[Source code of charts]

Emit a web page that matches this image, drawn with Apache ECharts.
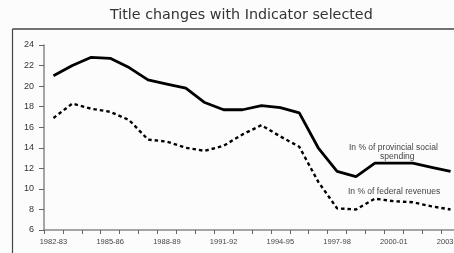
<!DOCTYPE html>
<html><head><meta charset="utf-8">
<script src="https://cdn.jsdelivr.net/npm/echarts@6/dist/echarts.min.js"></script>
<style>html,body{margin:0;padding:0;background:#fcfcfc;}#c{width:454px;height:253px;}</style>
</head><body><div id="c"></div>
<script>
const categories = ['1982-83','1983-84','1984-85','1985-86','1986-87','1987-88','1988-89','1989-90','1990-91','1991-92','1992-93','1993-94','1994-95','1995-96','1996-97','1997-98','1998-99','1999-00','2000-01','2001-02','2002-03','2003-04'];
const provincialSocial = [21.0,22.0,22.8,22.7,21.8,20.6,20.2,19.8,18.4,17.7,17.7,18.1,17.9,17.4,14.0,11.7,11.2,12.5,12.5,12.5,12.1,11.7];
const federalRevenues = [16.9,18.3,17.8,17.5,16.7,14.8,14.6,14.0,13.7,14.2,15.3,16.2,15.1,14.1,10.7,8.1,8.0,9.05,8.8,8.7,8.3,8.0];
const yTicks = [6,8,10,12,14,16,18,20,22,24];

const chart = echarts.init(document.getElementById('c'));
chart.setOption({
  backgroundColor: '#fcfcfc',
  animation: false,
  title: {text: 'Title changes with Indicator selected', left: 105, top: 3,
    textStyle: {fontFamily: 'DejaVu Sans', fontSize: 14.3, fontWeight: 'normal', color: '#333'}},
  grid: {left: 44, top: 45, width: 416, height: 185, outerBoundsMode: 'none', containLabel: false},
  xAxis: {type: 'category', data: categories, boundaryGap: true,
    axisLine: {lineStyle: {color: '#888', width: 1.5}},
    axisTick: {show: true, interval: 0, length: 4, lineStyle: {color: '#666'}},
    axisLabel: {interval: 2, fontFamily: 'Liberation Sans', fontSize: 7.5, color: '#444', margin: 8, hideOverlap: false}},
  yAxis: {type: 'value', min: yTicks[0], max: yTicks[yTicks.length-1], interval: 2,
    splitLine: {show: false},
    axisLine: {show: true, lineStyle: {color: '#888', width: 1.5}},
    axisTick: {show: true, length: 5, inside: false, lineStyle: {color: '#666'}},
    axisLabel: {fontFamily: 'Liberation Sans', fontSize: 9, color: '#333', margin: 10}},
  graphic: [
    {type: 'line', shape: {x1: 12.5, y1: 29, x2: 454, y2: 29}, style: {stroke: '#444', lineWidth: 1.5}},
    {type: 'line', shape: {x1: 12.5, y1: 29, x2: 12.5, y2: 253}, style: {stroke: '#444', lineWidth: 1.2}},
    {type: 'text', left: 349, top: 143, style: {text: 'In % of provincial social', fontFamily: 'Liberation Sans', fontSize: 8.5, fill: '#444'}},
    {type: 'text', left: 380, top: 152, style: {text: 'spending', fontFamily: 'Liberation Sans', fontSize: 8.5, fill: '#444'}},
    {type: 'text', left: 348, top: 187, style: {text: 'In % of federal revenues', fontFamily: 'Liberation Sans', fontSize: 8.5, fill: '#444'}}
  ],
  series: [
    {name: 'In % of provincial social spending', type: 'line', data: provincialSocial, symbol: 'none',
      lineStyle: {color: '#000', width: 2.8}},
    {name: 'In % of federal revenues', type: 'line', data: federalRevenues, symbol: 'none',
      lineStyle: {color: '#000', width: 2.4, type: [3.5, 3]}}
  ]
});
</script></body></html>
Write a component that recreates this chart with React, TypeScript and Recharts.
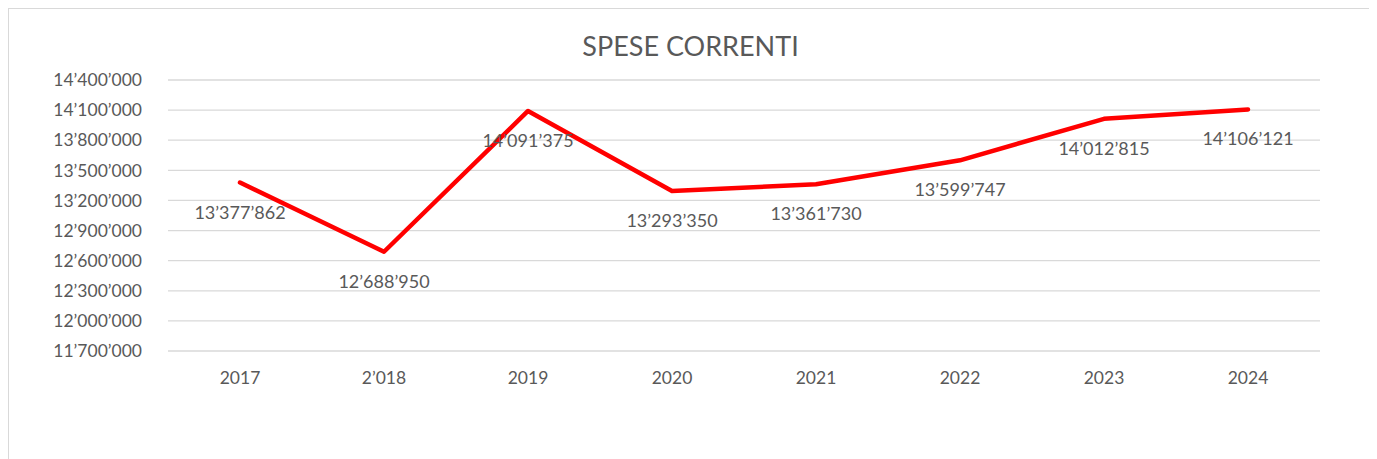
import { CartesianGrid, LabelList, Line, LineChart, XAxis, YAxis } from "recharts";

const years = ["2017", "2’018", "2019", "2020", "2021", "2022", "2023", "2024"];
const spese = [13377862, 12688950, 14091375, 13293350, 13361730, 13599747, 14012815, 14106121];
const yTicks = [11700000, 12000000, 12300000, 12600000, 12900000, 13200000, 13500000, 13800000, 14100000, 14400000];

const data = years.map((year, i) => ({ year, spese: spese[i] }));

const FONT = "Lato, 'Noto Sans', sans-serif";
const TEXT = "#595959";
const AXIS = { fontSize: 17.5, fill: TEXT, fontFamily: FONT };

// swiss-style thousands separator
const fmt = (v: number) => String(Math.round(v)).replace(/\B(?=(\d{3})+(?!\d))/g, "’");

function PointLabel({ x, y, value }: any) {
  return (
    <text x={x} y={y + 29} textAnchor="middle" dominantBaseline="central" fontSize={18} fill={TEXT} fontFamily={FONT}>
      {fmt(Number(value))}
    </text>
  );
}

export default function App() {
  return (
    <div style={{ position: "relative", width: 1363, height: 460, border: "1px solid #d9d9d9", background: "#fff" }}>
      <div
        style={{
          position: "absolute",
          top: 20,
          left: 0,
          width: "100%",
          textAlign: "center",
          fontFamily: FONT,
          fontSize: 27,
          color: TEXT,
        }}
      >
        SPESE CORRENTI
      </div>
      <LineChart width={1363} height={440} data={data} margin={{ top: 71, right: 52, left: 0, bottom: 68 }}>
        <CartesianGrid vertical={false} stroke="#d9d9d9" strokeWidth={1.3} />
        <XAxis
          dataKey="year"
          tick={AXIS}
          tickLine={false}
          axisLine={false}
          tickSize={0}
          tickMargin={21}
          interval={0}
          padding={{ left: 72, right: 72 }}
        />
        <YAxis
          width={159}
          domain={[11700000, 14400000]}
          ticks={yTicks}
          tick={AXIS}
          tickLine={false}
          axisLine={false}
          tickSize={0}
          tickMargin={26}
          tickFormatter={fmt}
        />
        <Line
          type="linear"
          dataKey="spese"
          stroke="#ff0000"
          strokeWidth={4.5}
          strokeLinecap="round"
          strokeLinejoin="round"
          dot={false}
          isAnimationActive={false}
        >
          <LabelList dataKey="spese" content={<PointLabel />} />
        </Line>
      </LineChart>
    </div>
  );
}
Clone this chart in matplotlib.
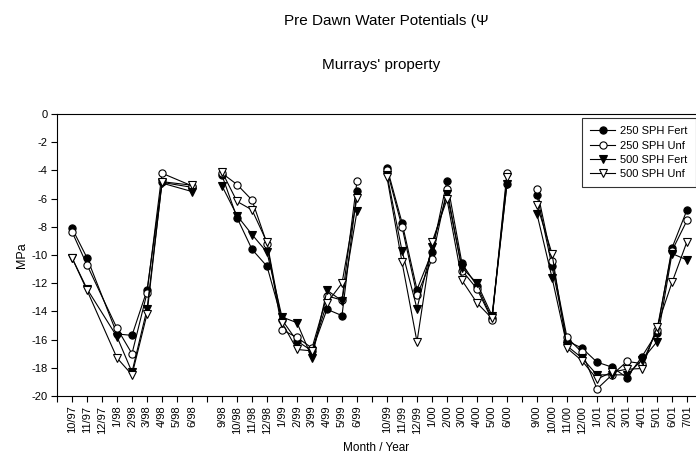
import matplotlib
matplotlib.use("Agg")
import matplotlib.pyplot as plt
import numpy as np

plt.rcParams['font.family'] = ['Liberation Sans', 'DejaVu Sans']

# Category slots ("" = empty slot on the axis)
months = ["10/97", "11/97", "12/97", "1/98", "2/98", "3/98", "4/98", "5/98", "6/98", "",
          "9/98", "10/98", "11/98", "12/98", "1/99", "2/99", "3/99", "4/99", "5/99", "6/99", "",
          "10/99", "11/99", "12/99", "1/00", "2/00", "3/00", "4/00", "5/00", "6/00", "",
          "9/00", "10/00", "11/00", "12/00", "1/01", "2/01", "3/01", "4/01", "5/01", "6/01", "7/01"]

N = None
sph250_fert = [-8.1, -10.2, N, -15.6, -15.7, -12.5, -4.85, N, -5.2, N,
               -4.35, -7.35, -9.6, -10.8, -14.6, -16.1, -16.8, -13.85, -14.3, -5.45, N,
               -3.8, -7.7, -12.45, -9.8, -4.75, -10.6, -12.2, -14.5, -4.95, N,
               -5.75, -10.8, -16.1, -16.6, -17.6, -17.95, -18.7, -17.2, -15.5, -9.5, -6.8]
sph250_unf = [-8.35, -10.7, N, -15.2, -17.0, -12.7, -4.2, N, -5.1, N,
              -4.2, -5.0, -6.1, -9.2, -15.3, -15.85, -16.6, -12.9, -13.2, -4.75, N,
              -4.0, -8.0, -12.85, -10.3, -5.35, -11.1, -12.4, -14.6, -4.15, N,
              -5.35, -10.4, -15.85, -16.9, -19.5, -18.5, -17.55, -17.7, -15.3, -9.7, -7.55]
sph500_fert = [-10.2, -12.4, N, -15.8, -18.3, -13.85, -4.9, N, -5.5, N,
               -5.1, -7.2, -8.55, -9.8, -14.4, -14.8, -17.3, -12.5, -13.25, -6.9, N,
               -4.3, -9.7, -13.8, -9.4, -5.7, -10.9, -12.0, -14.3, -4.95, N,
               -7.1, -11.6, -16.45, -17.3, -18.5, -18.5, -18.5, -17.45, -16.15, -9.9, -10.35]
sph500_unf = [-10.2, -12.5, N, -17.3, -18.5, -14.2, -4.8, N, -5.05, N,
              -4.1, -6.2, -6.8, -9.1, -14.8, -16.7, -16.8, -13.4, -12.0, -5.95, N,
              -4.5, -10.5, -16.15, -9.1, -6.05, -11.8, -13.4, -14.5, -4.5, N,
              -6.45, -9.9, -16.6, -17.5, -18.8, -18.3, -18.1, -18.05, -15.1, -11.95, -9.05]

series = [
    ("250 SPH Fert", sph250_fert, "o", "black"),
    ("250 SPH Unf", sph250_unf, "o", "white"),
    ("500 SPH Fert", sph500_fert, "v", "black"),
    ("500 SPH Unf", sph500_unf, "v", "white"),
]

W, H = 696, 462
fig = plt.figure(figsize=(W / 100, H / 100), dpi=100)
left, right, top, bottom = 57, 696, 114, 396
ax = fig.add_axes([left / W, 1 - bottom / H, (right - left) / W, (bottom - top) / H])

xpos = np.arange(1, len(months) + 1)

# split into seasons at empty slots
bounds = [i for i, m in enumerate(months) if m == ""]
segments = []
start = 0
for b in bounds + [len(months)]:
    segments.append((start, b))
    start = b + 1

for name, vals, mk, fc in series:
    first = True
    for s, e in segments:
        xs = [xpos[i] for i in range(s, e) if vals[i] is not None]
        ys = [vals[i] for i in range(s, e) if vals[i] is not None]
        ax.plot(xs, ys, color="black", lw=0.8, marker=mk, markersize=5.2,
                markerfacecolor=fc, markeredgecolor="black", markeredgewidth=0.8,
                label=name if first else None)
        first = False

ax.set_xlim(0, (right - left) / 15.0)
ax.set_ylim(-20, 0)
ax.set_yticks(np.arange(-20, 1, 2))
ax.set_yticklabels([str(v) for v in range(-20, 1, 2)], fontsize=8)
ax.set_xticks(np.arange(0, len(months) + 1))
ax.set_xticklabels([""] + months, rotation=90, fontsize=8)
ax.tick_params(axis="both", direction="out", length=4, width=0.8, pad=3)
for sp in ax.spines.values():
    sp.set_linewidth(0.8)
ax.spines["right"].set_visible(False)

ax.set_ylabel("MPa", fontsize=9, labelpad=2)
ax.set_xlabel("Month / Year", fontsize=8.5, labelpad=6)

fig.text(386 / W, 1 - 21 / H, "Pre Dawn Water Potentials (\u03a8", ha="center", va="center", fontsize=11)
fig.text(381 / W, 1 - 65 / H, "Murrays' property", ha="center", va="center", fontsize=11)

leg = ax.legend(loc="upper left", bbox_to_anchor=((582 - left) / (right - left), 1 - (118 - top) / (bottom - top)),
                fontsize=8, frameon=True, fancybox=False, edgecolor="black", borderpad=0.75,
                labelspacing=0.38, handlelength=2.2, handletextpad=0.5, borderaxespad=0)
leg.get_frame().set_linewidth(0.8)

fig.savefig("out.png", dpi=100)
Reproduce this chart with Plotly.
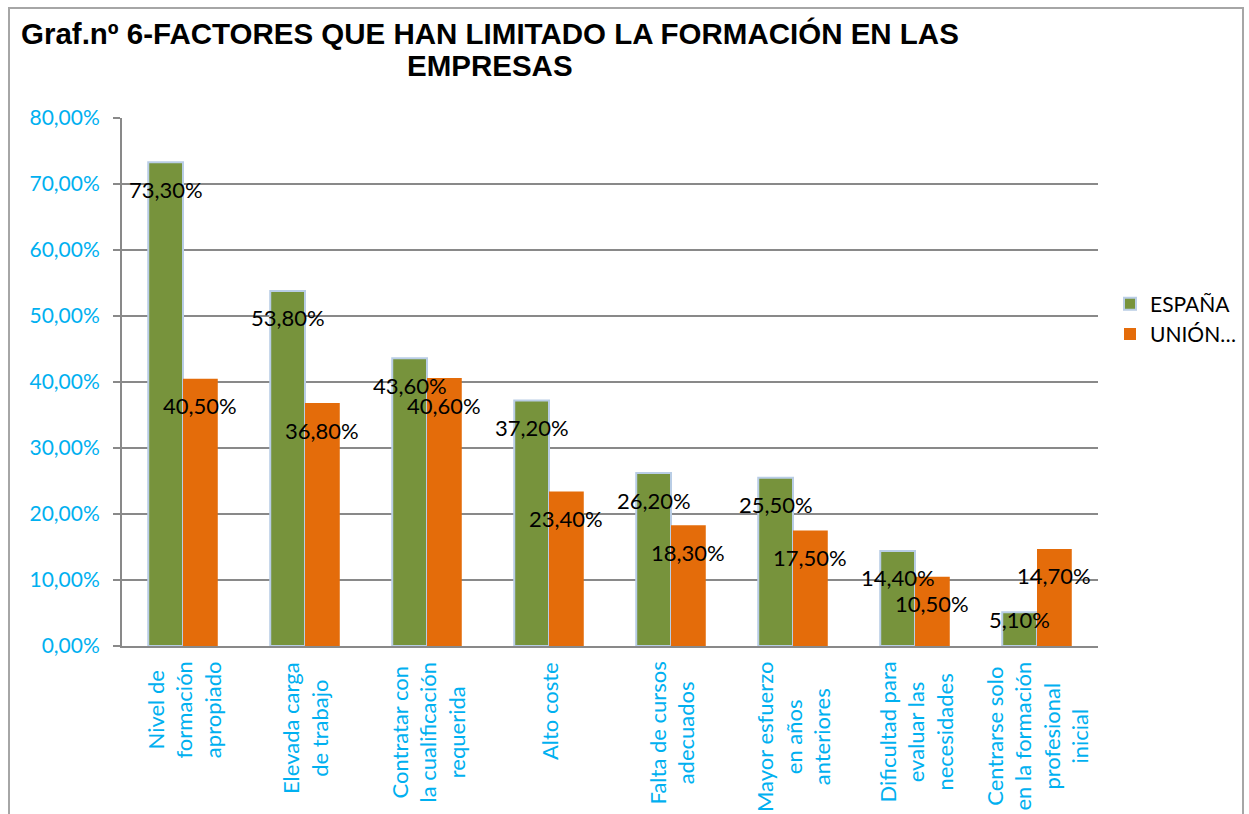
import plotly.graph_objects as go

categories = [
    "Nivel de<br>formación<br>apropiado",
    "Elevada carga<br>de trabajo",
    "Contratar con<br>la cualificación<br>requerida",
    "Alto coste",
    "Falta de cursos<br>adecuados",
    "Mayor esfuerzo<br>en años<br>anteriores",
    "Dificultad para<br>evaluar las<br>necesidades",
    "Centrarse solo<br>en la formación<br>profesional<br>inicial",
]
espana = [73.3, 53.8, 43.6, 37.2, 26.2, 25.5, 14.4, 5.1]
union = [40.5, 36.8, 40.6, 23.4, 18.3, 17.5, 10.5, 14.7]
series_names = ["ESPAÑA", "UNIÓN…"]
title_lines = ["Graf.nº 6-FACTORES QUE HAN LIMITADO LA FORMACIÓN EN LAS", "EMPRESAS"]

W, H = 1249, 814
ML, MR, MT, MB = 122, 151, 118, 168
plot_w = W - ML - MR
plot_h = H - MT - MB
ymax = 80
bargap = 0.43
bar_w = (1 - bargap) / 2
px_per_unit = plot_h / ymax

GREEN = "#77933c"
ORANGE = "#e46c0a"
BLUE_TXT = "#00b0f0"
GRID = "#898989"


def px_x(px):
    return (px - ML) / plot_w


def px_y(px):
    return (H - MB - px) / plot_h


idx = list(range(len(categories)))

fig = go.Figure()
fig.add_trace(go.Bar(
    x=idx, y=espana, name=series_names[0],
    marker=dict(color=GREEN, line=dict(color="#b9cde5", width=2)),
))
fig.add_trace(go.Bar(
    x=idx, y=union, name=series_names[1],
    marker=dict(color=ORANGE, line=dict(width=0)),
))


def fmt(v):
    return f"{v:.2f}".replace(".", ",") + "%"


annotations = []
for line, ypx in zip(title_lines, (34, 65)):
    annotations.append(dict(
        x=px_x(490), y=px_y(ypx), xref="paper", yref="paper", text=line,
        showarrow=False, xanchor="center", yanchor="middle", align="center",
        font=dict(family="Liberation Sans", size=29.5, color="#000000", weight="bold"),
    ))
for series, sign in ((espana, -1), (union, 1)):
    for i, v in enumerate(series):
        shift = min(27, v * px_per_unit - 26)
        annotations.append(dict(
            x=i + sign * bar_w / 2, y=v, xref="x", yref="y",
            text=fmt(v), showarrow=False, yshift=-shift,
            xanchor="center", yanchor="middle",
            font=dict(family="Lato", size=22, color="#000000"),
        ))

for i, c in enumerate(categories):
    annotations.append(dict(
        x=i, y=0, xref="x", yref="paper", text=c, showarrow=False,
        textangle=-90, xanchor="center", yanchor="top", yshift=-14,
        align="center",
        font=dict(family="Lato", size=22, color=BLUE_TXT),
    ))

fig.update_layout(
    width=W, height=H,
    margin=dict(l=ML, r=MR, t=MT, b=MB, autoexpand=False),
    paper_bgcolor="white", plot_bgcolor="white",
    barmode="group", bargap=bargap, bargroupgap=0,
    separators=",.",
    xaxis=dict(
        range=[-0.5, len(categories) - 0.5], showticklabels=False,
        showgrid=False, zeroline=False, showline=True, linecolor=GRID, linewidth=2,
        ticks="",
    ),
    yaxis=dict(
        range=[0, ymax], dtick=10, tickformat=".2f", ticksuffix="%",
        showgrid=True, gridcolor=GRID, gridwidth=2, zeroline=False,
        showline=True, linecolor=GRID, linewidth=2,
        ticks="outside", ticklen=7, tickcolor=GRID, tickwidth=2,
        tickfont=dict(family="Lato", size=21, color=BLUE_TXT),
        ticklabelstandoff=9,
    ),
    legend=dict(
        x=px_x(1110), xanchor="left", y=px_y(319), yanchor="middle",
        font=dict(family="Lato", size=21, color="#000000"),
        bgcolor="rgba(0,0,0,0)", tracegroupgap=2, itemwidth=30,
    ),
    annotations=annotations,
    shapes=[dict(
        type="rect", xref="paper", yref="paper",
        x0=px_x(9), x1=px_x(1243),
        y0=px_y(H + 30), y1=px_y(8),
        line=dict(color="#a6a6a6", width=2), layer="below",
    )],
)

fig.write_html(
    "out.html",
    config={"displayModeBar": False},
    post_script="document.body.style.margin='0';document.body.style.overflow='hidden';",
)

THE REQUEST
Nothing but the lines from the one with "Write a component" through the one with "LineChart, XAxis, YAxis" should be copied, word for word. Pictures are left out.

REPLY
Write a component that recreates this chart with React, TypeScript and Recharts.
import { CartesianGrid, LabelList, Line, LineChart, XAxis, YAxis } from "recharts";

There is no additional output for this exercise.